Tariffs, Tensions & Turnarounds
Ratin BiswassCategories: DSIJ_Magazine_Web, DSIJMagazine_App, Editorial, Market Moves, Market Watch



The last fortnight proved to be a turbulent ride for investors
Indian markets plunged in line with global cues post Trump tariffs but partially rebounded on tariff pause and RBI’s rate cut
The last fortnight proved to be a turbulent ride for investors, as global markets experienced a sharp decline following U.S. President Donald Trump’s announcement of reciprocal tariffs. Citing a long list of countries he claimed were “robbing” the U.S., Trump imposed significant tariffs, including a 26 per cent tariff on Indian exports. This triggered a widespread market sell-off, with both benchmark indices and broader markets witnessing a bloodbath. Investor sentiment was rattled by looming fears of a potential U.S. economic recession, which could spill over to global economies, disrupt supply chains, and challenge sectors heavily dependent on exports.
However, a subsequent 90-day pause on tariff implementation brought relief. Markets rebounded strongly, reversing a large portion of earlier losses. Interestingly, Indian indices, which had been under pressure for an extended period, displayed relatively muted reactions—both in terms of downside and recovery—compared to global counterparts. Frontline indices BSE Sensex and Nifty 50 managed to contain their fortnightly losses to around 3 per cent. Reflecting the market weakness, the BSE Mid-Cap Index also registered a similar decline of 3 per cent. Surprisingly, the BSE Small-Cap Index fared relatively better, limiting its losses to just 1.8 per cent during the same period.
The factors that had been weighing down domestic markets appear to be easing. Inflation, one of the key concerns, has softened and now falls within the RBI’s target range. This development has paved the way for the Reserve Bank of India’s Monetary Policy Committee (MPC) to take a supportive stance. In a unanimous decision, the MPC opted to reduce the policy repo rate by 25 basis points, bringing it down to 6 per cent. The rate cut decision sparked renewed optimism in the FMCG sector, propelling the BSE Fast Moving Consumer Goods (FMCG) Index to become the only sectoral index to end the fortnight in the green.

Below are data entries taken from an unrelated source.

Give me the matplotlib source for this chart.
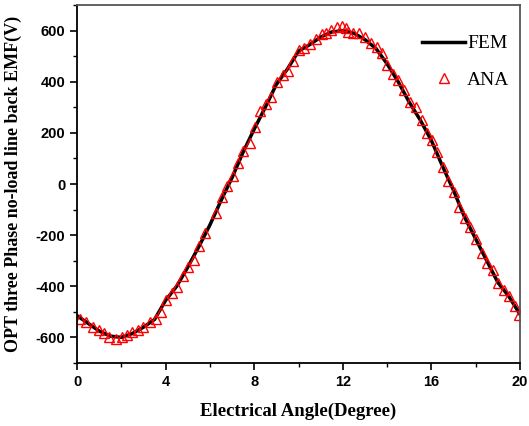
import numpy as np
import matplotlib.pyplot as plt

plt.rcParams['axes.unicode_minus'] = False

# FEM curve
fem_x = [0, 0.5, 1.0, 1.5, 2.0, 2.5, 3.0, 3.5, 4.0, 4.5, 5.0, 5.5, 6.0, 6.5, 7.0,
         7.5, 8.0, 8.5, 9.0, 9.5, 10.0, 10.5, 11.0, 11.5, 12.0, 12.5, 13.0, 13.5,
         14.0, 14.5, 15.0, 15.5, 16.0, 16.5, 17.0, 17.5, 18.0, 18.5, 19.0, 19.5, 20.0]
fem_y = [-515, -545, -575, -595, -600, -585, -560, -530, -455, -400, -325, -245,
         -160, -65, 25, 125, 215, 300, 390, 450, 520, 545, 575, 595, 600, 590, 565,
         530, 470, 400, 320, 250, 170, 70, -25, -130, -215, -300, -385, -440, -510]

# analytical points
ana_x = [0.15, 0.41, 0.71, 1.0, 1.23, 1.46, 1.76, 2.02, 2.24, 2.47, 2.74, 2.99,
         3.3, 3.57, 3.78, 4.02, 4.27, 4.5, 4.77, 5.03, 5.27, 5.5, 5.77, 6.28, 6.53,
         6.76, 7.02, 7.28, 7.51, 7.8, 8.04, 8.27, 8.51, 8.75, 9.05, 9.3, 9.54, 9.77,
         10.02, 10.25, 10.52, 10.79, 11.05, 11.24, 11.45, 11.72, 11.95, 12.14,
         12.25, 12.47, 12.75, 13.0, 13.26, 13.53, 13.76, 14.01, 14.25, 14.51,
         14.76, 15.03, 15.3, 15.56, 15.81, 16.01, 16.26, 16.51, 16.76, 17.02,
         17.26, 17.52, 17.74, 18.01, 18.27, 18.52, 18.77, 19.02, 19.28, 19.52,
         19.77, 19.95]
ana_y = [-527, -538, -560, -570, -581, -599, -607, -599, -589, -578, -570, -561,
         -538, -529, -500, -455, -428, -401, -359, -323, -297, -242, -193, -114,
         -52, -8, 31, 81, 131, 160, 222, 284, 312, 341, 398, 428, 444, 482, 526,
         534, 547, 569, 586, 591, 602, 614, 617, 612, 595, 589, 591, 575, 552, 536,
         513, 465, 430, 406, 367, 321, 300, 250, 200, 172, 124, 65, 13, -30, -89,
         -134, -169, -216, -268, -307, -336, -388, -414, -437, -477, -512]

fig = plt.figure(figsize=(5.29, 4.26), dpi=100)
ax = fig.add_axes([0.1456, 0.148, 0.8374, 0.840])

ax.plot(fem_x, fem_y, color='black', lw=2.5, label='FEM')
ax.plot(ana_x, ana_y, ls='none', marker='^', ms=7.5, mfc='none', mec='red',
        mew=1.0, label='ANA')

ax.set_xlim(0, 20)
ax.set_ylim(-700, 700)
ax.set_xticks(np.arange(0, 21, 4))
ax.set_xticks(np.arange(2, 20, 4), minor=True)
ax.set_yticks(np.arange(-600, 601, 200))
ax.set_yticks(np.arange(-700, 701, 200), minor=True)
ax.tick_params(which='major', direction='out', length=5, width=1.2,
               top=False, right=False)
ax.tick_params(which='minor', direction='out', length=3, width=1.0,
               top=False, right=False)
for lab in ax.get_xticklabels() + ax.get_yticklabels():
    lab.set_fontfamily('Liberation Sans')
    lab.set_fontweight('bold')
    lab.set_fontsize(10.5)
for sp in ax.spines.values():
    sp.set_linewidth(1.3)
ax.spines['right'].set_color('#555555')
ax.spines['top'].set_color('#555555')

ax.set_xlabel('Electrical Angle(Degree)', fontfamily='Liberation Serif',
              fontweight='bold', fontsize=13.5, labelpad=10)
ax.set_ylabel('OPT three Phase no-load line back EMF(V)',
              fontfamily='Liberation Serif', fontweight='bold', fontsize=13,
              labelpad=10)

ax.legend(loc='upper right', bbox_to_anchor=(1.007, 0.955), frameon=False,
          handlelength=2.2, handletextpad=0.1, labelspacing=0.95,
          borderaxespad=0.3,
          prop={'family': 'Liberation Serif', 'size': 14})

fig.savefig('out.png', dpi=100)
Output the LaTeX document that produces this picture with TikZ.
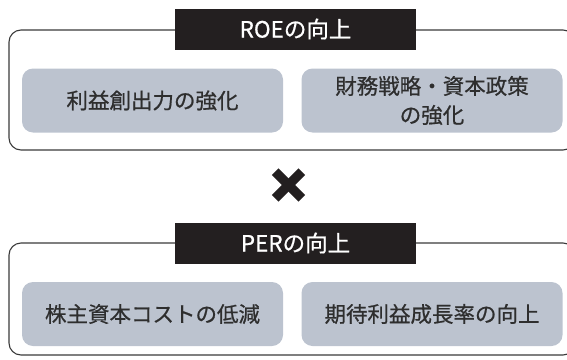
\documentclass[tikz,border=0pt]{standalone}
\usepackage{fontspec}
\setmainfont{Noto Sans CJK JP}[FakeBold=0.7]
\usepackage{xcolor}
\usepackage{tikz}
\usetikzlibrary{positioning}
\definecolor{boxgray}{HTML}{BCC3CF}
\definecolor{titleblack}{HTML}{231F20}
\definecolor{linegray}{HTML}{3A3A3A}
\definecolor{textgray}{HTML}{2E2E2E}
\tikzstyle{frame} = [rectangle, rounded corners=12pt, draw=linegray, line width=1.1pt, minimum width=566pt, inner sep=0pt]
\tikzstyle{title} = [rectangle, fill=titleblack, text=white, minimum width=241pt, minimum height=41pt, inner sep=0pt, font=\fontsize{22.5}{27}\selectfont]
\tikzstyle{item} = [rectangle, rounded corners=11pt, fill=boxgray, text=textgray, minimum width=261pt, minimum height=64pt, inner sep=0pt, align=center, font=\fontsize{21.5}{29}\selectfont]
\tikzstyle{crossline} = [line width=9.5pt, titleblack]

\begin{document}
\begin{tikzpicture}[x=1pt, y=-1pt]
   \useasboundingbox (0,0) rectangle (567,359);
   \clip (0,0) rectangle (567,359);
   % ROE
   \node (roe) [frame, minimum height=120pt] at (292,90) {};
   \node (roet) [title] at (295.5,29) {ROEの向上};
   \node (rieki) [item] at (152.5,100.5) {利益創出力の強化};
   \node (zaimu) [item] at (432,100.5) {財務戦略・資本政策\\の強化};
   % x
   \coordinate (cross) at (288.5,185);
   \draw [crossline] (cross) ++(-13.3,-13.3) -- ++(26.6,26.6);
   \draw [crossline] (cross) ++(-13.3,13.3) -- ++(26.6,-26.6);
   % PER
   \node (per) [frame, minimum height=112pt] at (292,299) {};
   \node (pert) [title] at (295.5,243) {PERの向上};
   \node (cost) [item] at (152.5,314) {株主資本コストの低減};
   \node (seicho) [item] at (432,314) {期待利益成長率の向上};
\end{tikzpicture}
\end{document}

It climbed nearly 5 per cent within just three trading sessions. In contrast, all other sectoral indices closed in the red, with information technology, metals, and real estate sectors bearing the brunt of the damage. During the fortnight, the BSE Information Technology Index recorded the steepest decline, plunging by nearly 11 per cent. The sharp correction mirrored the sell-off on Wall Street, as growing concerns over a potential recession, project delays, margin pressure, and looming risks to U.S. software exports—stemming from possible retaliatory measures by other nations—dampened investor sentiment across the sector.
The Q4FY25 earnings season kicked off with IT industry leader Tata Consultancy Services reporting subdued growth, muted hiring trends, and cautious management commentary. As more companies prepare to announce their results, these earnings will play a crucial role in shaping market direction and guiding investor sentiment in the coming weeks.